The other alternative is to order the creation of platinum coins. He’s not likely to do either, because (as people like me and Digby have been trying to tell you), he really does want to cut Social Security and Medicare.

So here’s what I’m saying. If we’re right, it’s important that, as Greg says, we are the ones who define what balance is; the poor and vulnerable are not the people who should be paying for this deficit hawkery, and you need to call your representative and tell them so. (As Amato just pointed out, we shouldn’t be playing this deficit reduction game in the first place.)

And if we’re wrong, you don’t lose a darned thing by calling your congress critters and raising holy hell. Just in case.

‘Now that Obama’s given away his leverage’

Notice what Cole is saying: Now that Obama has given away his leverage, Republicans can go after “entitlements” — meaning Medicare and Social Security benefits — during the debt ceiling and sequester negotiations. So it’s very important for us to keep up the pressure on Democrats and make sure they don’t take the bait:

Today on MSNBC, leading House Republican Rep. Tom Cole (R-OK) said that Obama’s tax deal — that extends tax cuts even for people making $30,000 a month and enacts a weaker estate tax than otherwise would’ve gone into law — has resulted in the President giving away all his leverage:

TOM COLE: Again, I would prefer not to raise taxes on anybody. But we protected almost every American. We did it at a higher income level than the President campaigned on. And again, frankly, we’ve denied him I think his most important piece of leverage in any negotiation going forward. So I particularly like that part. I understand unemployment extension. I prefer, you know, a more focused effort in that regard. But we do have parts of the country where that’s necessary and it’s a fair compromise.

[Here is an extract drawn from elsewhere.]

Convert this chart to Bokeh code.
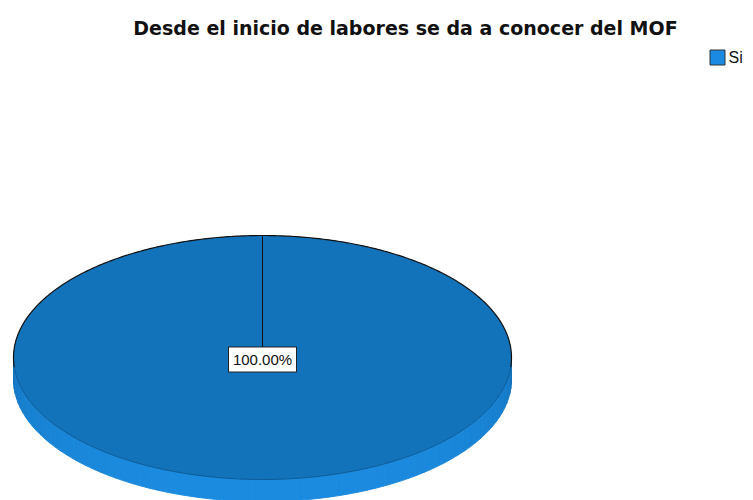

The entitlement issue, just too much to deal with I think in one piece of legislation. But again, still sequester is in front of us. The continuing resolution runs out the end of March and obviously the debt ceiling. All of those things honestly are Republican leverage not Democratic so I think there will be opportunities to deal with the spending issue next year. Honestly I expect that will be the dominant issue along with trying to overhaul the tax code going forward. So that’s usually pretty good ground for Republicans.

President Obama is playing Br’er Rabbit to the Republicans’ Br’er Fox. “Oh please, please, Br’er Fox, don’t throw me in that briar patch!” If he ends up in a squeeze where the only deal Republicans will accept includes cuts to Social Security and Medicare, it’s because he wants to be there.